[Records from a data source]
## Start

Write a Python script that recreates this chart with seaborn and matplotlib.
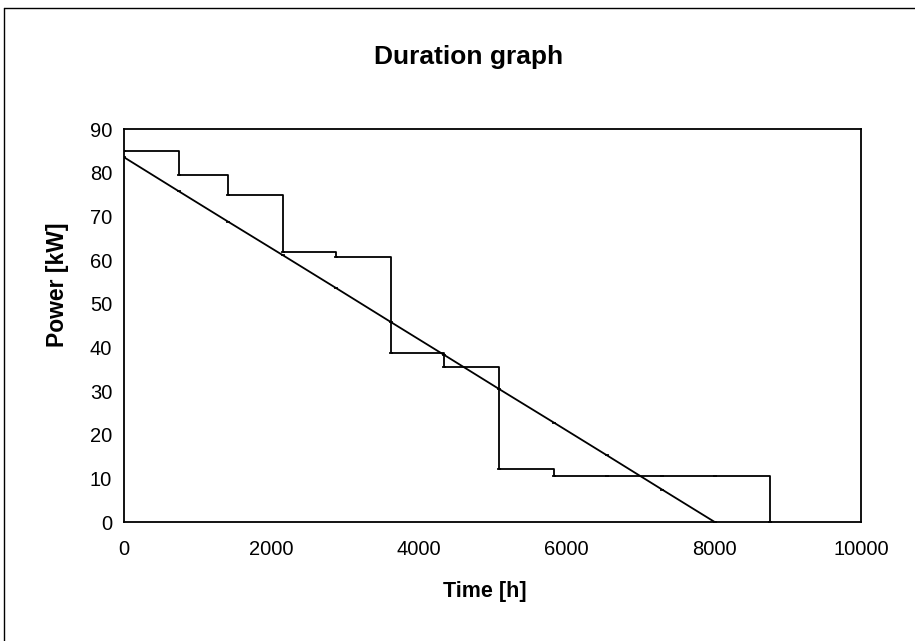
import matplotlib
matplotlib.use("Agg")
import matplotlib.pyplot as plt
import seaborn as sns
import pandas as pd
from matplotlib.lines import Line2D

# month boundaries (hours) and the monthly power steps
hours = [0, 744, 1416, 2160, 2880, 3624, 4344, 5088, 5832, 6552, 7296, 8016, 8760]
power_steps = [85, 79.5, 75, 62, 60.7, 38.7, 35.5, 12.2, 10.7, 10.7, 10.7, 10.7, 0]

# straight duration line, sampled at the same month boundaries
line_hours = [0, 744, 1416, 2160, 2880, 3624, 4344, 5088, 5832, 6552, 7296, 8016]
line_power = [83.6, 75.8, 68.8, 61.1, 53.6, 45.8, 38.3, 30.5, 22.8, 15.3, 7.5, 0]

x_ticks = [0, 2000, 4000, 6000, 8000, 10000]
y_ticks = [0, 10, 20, 30, 40, 50, 60, 70, 80, 90]

steps_df = pd.DataFrame({"time": hours, "power": power_steps})
line_df = pd.DataFrame({"time": line_hours, "power": line_power})

sns.set_style("white")
plt.rcParams["font.family"] = ["Liberation Sans", "DejaVu Sans"]
plt.rcParams["text.color"] = "black"

fig = plt.figure(figsize=(9.15, 6.41), dpi=100)
ax = fig.add_axes([0.1355, 0.1852, 0.806, 0.6131])

mk = dict(marker="_", markersize=3.5, markeredgewidth=1.2,
          markeredgecolor="black", markerfacecolor="black")
sns.lineplot(data=steps_df, x="time", y="power", ax=ax, color="black",
             linewidth=1.3, drawstyle="steps-post", sort=False, **mk)
sns.lineplot(data=line_df, x="time", y="power", ax=ax, color="black",
             linewidth=1.3, sort=False, **mk)

ax.set_xlim(0, 10000)
ax.set_ylim(0, 90)
ax.set_xticks(x_ticks)
ax.set_yticks(y_ticks)
ax.tick_params(direction="inout", length=9, width=1.3, labelsize=14.5,
               colors="black")
ax.tick_params(axis="x", pad=8)
ax.tick_params(axis="y", pad=4)
for s in ax.spines.values():
    s.set_visible(True)
    s.set_color("black")
    s.set_linewidth(1.3)
ax.set_xlabel("")
ax.set_ylabel("")

fig.text(0.512, 0.911, "Duration graph", ha="center", va="center",
         fontsize=19, fontweight="bold", color="black")
fig.text(0.530, 0.078, "Time [h]", ha="center", va="center",
         fontsize=15.5, fontweight="bold", color="black")
fig.text(0.063, 0.555, "Power [kW]", ha="center", va="center",
         fontsize=16.5, fontweight="bold", rotation=90, color="black")

# frame of the chart object (only left and top edges are inside the image)
fig.add_artist(Line2D([0.004, 0.004], [0, 0.988], color="black", linewidth=1.0,
                      transform=fig.transFigure))
fig.add_artist(Line2D([0.004, 1.0], [0.988, 0.988], color="black", linewidth=1.0,
                      transform=fig.transFigure))

fig.savefig("out.png", dpi=100, facecolor="white")
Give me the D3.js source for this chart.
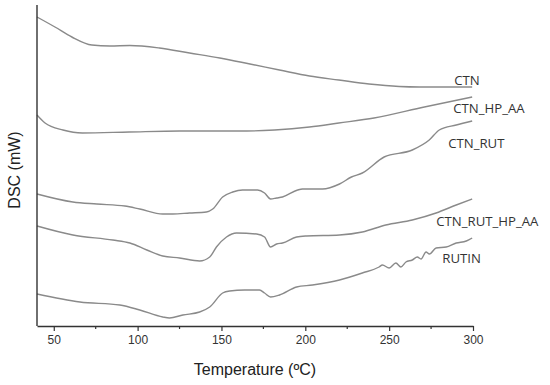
<!DOCTYPE html>
<html>
<head>
<meta charset="utf-8">
<script src="https://cdn.jsdelivr.net/npm/d3@7"></script>
<style>
  body { margin: 0; background: #fff; }
  svg { display: block; }
</style>
</head>
<body>
<div id="chart"></div>
<script>
// DSC traces (signal in arbitrary offset units, higher = up)
const ctnT   = [40, 50.7, 60.8, 72.7, 83.5, 95.4, 113, 131, 149, 167, 184.6, 202.5, 220, 238, 256, 268, 299.5];
const ctnY   = [309, 299, 289, 281, 280, 280.5, 278, 273, 268, 262, 256, 250, 246, 242, 239.5, 239, 239];

const ctnHpT = [40, 44.8, 55.5, 67, 95, 125, 165, 181.7, 202.5, 220, 241, 271, 299.5];
const ctnHpY = [211, 203, 196, 193, 194, 195, 195, 196, 199, 203, 208, 219, 229];

const ctnRutT = [40, 61.4, 75.7, 92.4, 101.3, 115, 121, 131, 141, 144.8, 150.7, 156.7, 162.6, 171.5, 175.7,
                 179.3, 182.9, 186.4, 195.4, 198.3, 210.2, 220.4, 227.5, 234, 247, 263.8, 273.9, 279.9, 290, 299.5];
const ctnRutY = [132, 124, 122, 120, 117, 112, 112, 113, 114, 117, 129, 134, 136, 136, 133,
                 127, 128, 129, 136, 137, 137, 142, 149, 153, 169, 176, 186, 196, 201, 205];

const ctnRutHpT = [40, 61.4, 85.2, 95.4, 105.5, 115, 125, 137, 143, 147, 153, 159, 171, 175.7,
                   179.3, 182.9, 186.4, 194.8, 200.7, 220.4, 234, 248, 263.8, 278, 290, 299.5];
const ctnRutHpY = [100, 91, 86, 83, 76, 70, 68, 65, 69, 79, 89, 93, 92, 89,
                   79, 82, 83, 89, 90, 91, 94, 101, 106, 113, 121, 127];

const rutinT = [40, 65.6, 89.4, 101.3, 115, 119, 127, 137, 143, 150.7, 154.9, 163.8, 172.7, 175.7, 179.3,
                184.6, 194.8, 204.3, 220.4, 234, 244, 246, 250, 254, 257, 260, 263.8, 266.8, 269, 272,
                274, 278, 284, 290, 296, 299.5];
const rutinY = [32, 24, 21, 16, 9, 8, 11, 14, 19, 33, 35, 36, 36, 33, 29,
                31, 39, 41, 46, 53, 59, 61, 58, 63, 59, 64, 66, 69, 67, 74,
                72, 78, 79, 83, 85, 88];

const seriesNames = ["CTN", "CTN_HP_AA", "CTN_RUT", "CTN_RUT_HP_AA", "RUTIN"];
const seriesT = [ctnT, ctnHpT, ctnRutT, ctnRutHpT, rutinT];
const seriesY = [ctnY, ctnHpY, ctnRutY, ctnRutHpY, rutinY];

const xMajorTicks = [50, 100, 150, 200, 250, 300];
const xMinorTicks = [75, 125, 175, 225, 275];

// label anchor points in data units (left edge, baseline)
const labelT = [288.8, 288.2, 285.2, 278.1, 281.7];
const labelY = [241, 213, 178, 100, 63];

const width = 550, height = 385;
const margin = { top: 5, right: 77, bottom: 59, left: 37 };

const svg = d3.select("#chart").append("svg")
  .attr("width", width)
  .attr("height", height);

const x = d3.scaleLinear()
  .domain([40, 300])
  .range([margin.left, width - margin.right]);

const y = d3.scaleLinear()
  .domain([0, 321])
  .range([height - margin.bottom, margin.top]);

// curves
const line = d3.line()
  .x(d => x(d[0]))
  .y(d => y(d[1]))
  .curve(d3.curveMonotoneX);

seriesNames.forEach((name, i) => {
  const pts = seriesT[i].map((t, j) => [t, seriesY[i][j]]);
  svg.append("path")
    .datum(pts)
    .attr("fill", "none")
    .attr("stroke", "#8a8a8a")
    .attr("stroke-width", 1.4)
    .attr("d", line);

  svg.append("text")
    .attr("x", x(labelT[i]))
    .attr("y", y(labelY[i]))
    .attr("font-family", "'Open Sans', sans-serif")
    .attr("font-size", 13.2)
    .attr("fill", "#333")
    .text(name);
});

// x axis
const xAxisG = svg.append("g")
  .attr("transform", `translate(0,${height - margin.bottom})`);

xAxisG.call(d3.axisBottom(x).tickValues(xMajorTicks).tickSize(5).tickSizeOuter(0).tickPadding(4))
  .call(g => g.select(".domain").attr("stroke", "#333").attr("stroke-width", 1.4))
  .call(g => g.selectAll(".tick line").attr("stroke", "#333").attr("stroke-width", 1.2))
  .call(g => g.selectAll(".tick text")
    .attr("font-family", "'Liberation Sans', Arial, sans-serif")
    .attr("font-size", 12)
    .attr("fill", "#333"));

xAxisG.selectAll(".minor")
  .data(xMinorTicks)
  .enter()
  .append("line")
  .attr("class", "minor")
  .attr("x1", d => x(d))
  .attr("x2", d => x(d))
  .attr("y1", 0)
  .attr("y2", 3)
  .attr("stroke", "#333")
  .attr("stroke-width", 1.2);

// y axis (no ticks)
svg.append("line")
  .attr("x1", margin.left)
  .attr("x2", margin.left)
  .attr("y1", margin.top)
  .attr("y2", height - margin.bottom)
  .attr("stroke", "#333")
  .attr("stroke-width", 1.4);

// axis titles
svg.append("text")
  .attr("x", 255)
  .attr("y", 375)
  .attr("text-anchor", "middle")
  .attr("font-family", "'Liberation Sans', Arial, sans-serif")
  .attr("font-size", 16)
  .attr("fill", "#222")
  .text("Temperature (ºC)");

svg.append("text")
  .attr("transform", "translate(20,170) rotate(-90)")
  .attr("text-anchor", "middle")
  .attr("font-family", "'Liberation Sans', Arial, sans-serif")
  .attr("font-size", 16)
  .attr("fill", "#222")
  .text("DSC (mW)");
</script>
</body>
</html>
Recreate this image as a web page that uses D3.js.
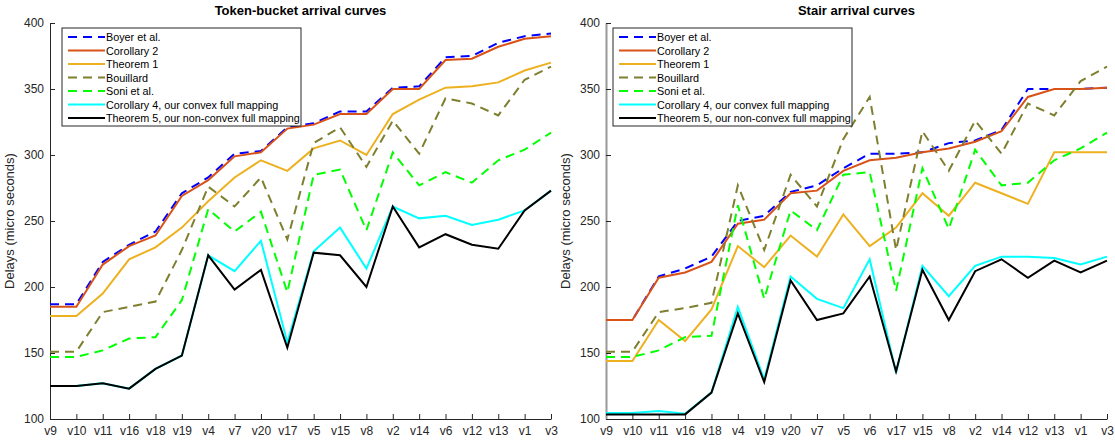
<!DOCTYPE html>
<html>
<head>
<meta charset="UTF-8">
<title>Arrival curves</title>
<script src="https://d3js.org/d3.v7.min.js"></script>
<style>
  body { margin: 0; background: #fff; }
  text { font-family: "Liberation Sans", Arial, Helvetica, sans-serif; }
</style>
</head>
<body>
<svg id="chart" width="1115" height="441"></svg>
<script>
// ---- data ----
const tokenLabels = ["v9","v10","v11","v16","v18","v19","v4","v7","v20","v17","v5","v15","v8","v2","v14","v6","v12","v13","v1","v3"];
const stairLabels = ["v9","v10","v11","v16","v18","v4","v19","v20","v7","v5","v6","v17","v15","v8","v2","v14","v12","v13","v1","v3"];
const yTicks = [100, 150, 200, 250, 300, 350, 400];

const seriesNames = ["Boyer et al.", "Corollary 2", "Theorem 1", "Bouillard", "Soni et al.",
  "Corollary 4, our convex full mapping", "Theorem 5, our non-convex full mapping"];

// token-bucket
const tbBoyer     = [187,187,219,232,242,271,283,301,303,321,324,333,333,351,352,374,375,385,390,392];
const tbCor2      = [185,185,217,231,239,269,281,299,302,320,323,331,331,350,350,372,373,382,388,390];
const tbThm1      = [178,178,195,221,230,245,265,283,296,288,305,311,300,331,342,351,352,355,364,370];
const tbBouillard = [151,151,181,185,189,228,276,261,283,236,309,321,291,326,301,343,339,330,357,367];
const tbSoni      = [147,147,152,161,162,190,259,242,257,196,285,289,243,302,277,287,279,296,304,317];
const tbCor4      = [125,125,127,123,138,148,224,212,235,158,227,245,214,261,252,254,247,251,258,273];
const tbThm5      = [125,125,127,123,138,148,224,198,213,154,226,224,200,261,230,240,232,229,258,273];

// stair
const stBoyer     = [175,175,208,214,223,250,254,272,277,290,301,301,302,309,311,319,350,350,350,351];
const stCor2      = [175,175,207,211,219,248,251,271,273,288,296,298,302,305,310,318,344,350,350,351];
const stThm1      = [144,144,175,159,183,231,215,239,223,255,231,245,271,254,279,271,263,302,302,302];
const stBouillard = [151,151,181,184,188,277,228,285,261,312,344,228,318,288,326,301,339,330,356,367];
const stSoni      = [147,147,152,162,163,262,191,258,243,285,287,197,290,244,304,277,279,296,305,317];
const stCor4      = [104.5,104.5,106,104,120,185,130,208,191,184,221,135,216,193,216,223,223,222,217,223];
const stThm5      = [103.5,103.5,103.5,103.5,120,180,128,205,175,180,208,136,213,175,212,221,207,220,211,220];

const styles = [
  {color: "#0000ff", dash: "9,6"},
  {color: "#d95319", dash: null},
  {color: "#edb120", dash: null},
  {color: "#7e7f2f", dash: "9,6"},
  {color: "#00ff00", dash: "9,6"},
  {color: "#00ffff", dash: null},
  {color: "#000000", dash: null}
];

const svg = d3.select("#chart");
const plotTop = 23, plotBottom = 419;

function drawPanel(opts) {
  const g = svg.append("g");
  const x = d3.scalePoint().domain(opts.labels).range([opts.left, opts.right]).padding(0);
  const y = d3.scaleLinear().domain([100, 400]).range([plotBottom, plotTop]);

  // title
  g.append("text")
    .attr("x", (opts.left + opts.right) / 2)
    .attr("y", 15)
    .attr("text-anchor", "middle")
    .style("font-size", "13px")
    .style("font-weight", "bold")
    .attr("fill", "#000")
    .text(opts.title);

  // axes (ticks point inwards)
  const xAxis = g.append("g")
    .attr("transform", `translate(0,${plotBottom})`)
    .call(d3.axisBottom(x).tickSizeInner(-5).tickSizeOuter(0).tickPadding(7));
  const yAxis = g.append("g")
    .attr("transform", `translate(${opts.left},0)`)
    .call(d3.axisLeft(y).tickValues(yTicks).tickSizeInner(-5).tickSizeOuter(0).tickPadding(6));

  [xAxis, yAxis].forEach(a => {
    a.selectAll("text").style("font-size", "12px").attr("fill", "#262626");
    a.selectAll("line").attr("stroke", "#262626");
    a.select(".domain").attr("stroke", "#262626");
  });
  if (opts.grayY) yAxis.select(".domain").attr("stroke", "#999").attr("stroke-width", 2);

  // y label
  g.append("text")
    .attr("transform", `translate(${opts.left - 36},${(plotTop + plotBottom) / 2}) rotate(-90)`)
    .attr("text-anchor", "middle")
    .style("font-size", "13px")
    .attr("fill", "#262626")
    .text("Delays (micro seconds)");

  const line = d3.line()
    .x((d, i) => x(opts.labels[i]))
    .y(d => y(d));

  opts.series.forEach((s, k) => {
    g.append("path")
      .datum(s)
      .attr("d", line)
      .attr("fill", "none")
      .attr("stroke", styles[k].color)
      .attr("stroke-width", 2)
      .attr("stroke-dasharray", styles[k].dash);
  });

  // legend
  const lx = opts.left + opts.legendDx, ly = 28;
  const leg = g.append("g").attr("transform", `translate(${lx},${ly})`);
  leg.append("rect")
    .attr("width", 239).attr("height", 98)
    .attr("fill", "#fff").attr("stroke", "#262626").attr("stroke-width", 1);
  seriesNames.forEach((name, k) => {
    const yy = 9 + k * 13.5;
    leg.append("line")
      .attr("x1", 6).attr("x2", 43).attr("y1", yy).attr("y2", yy)
      .attr("stroke", styles[k].color).attr("stroke-width", 2)
      .attr("stroke-dasharray", styles[k].dash);
    leg.append("text")
      .attr("x", 44).attr("y", yy + 4)
      .style("font-size", "10.8px")
      .attr("fill", "#000")
      .text(name);
  });
}

drawPanel({
  title: "Token-bucket arrival curves",
  labels: tokenLabels, left: 50, right: 551, legendDx: 12, grayY: false,
  series: [tbBoyer, tbCor2, tbThm1, tbBouillard, tbSoni, tbCor4, tbThm5]
});
drawPanel({
  title: "Stair arrival curves",
  labels: stairLabels, left: 606, right: 1107, legendDx: 7, grayY: true,
  series: [stBoyer, stCor2, stThm1, stBouillard, stSoni, stCor4, stThm5]
});
</script>
</body>
</html>
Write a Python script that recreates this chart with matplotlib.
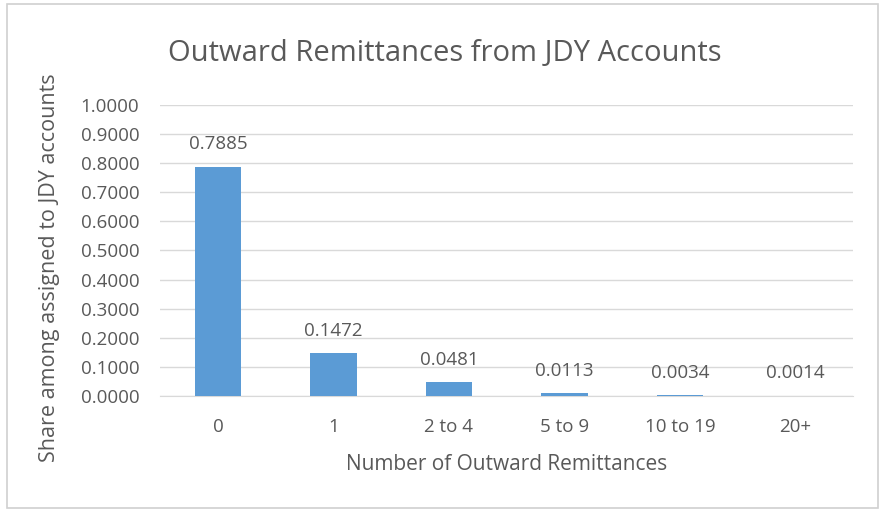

## End

## Task
Look through the entries above; copy every line holding the string "image".

## The answer
# frame of the chart object (only left and top edges are inside the image)
Recreate this image as a web page that uses D3.js.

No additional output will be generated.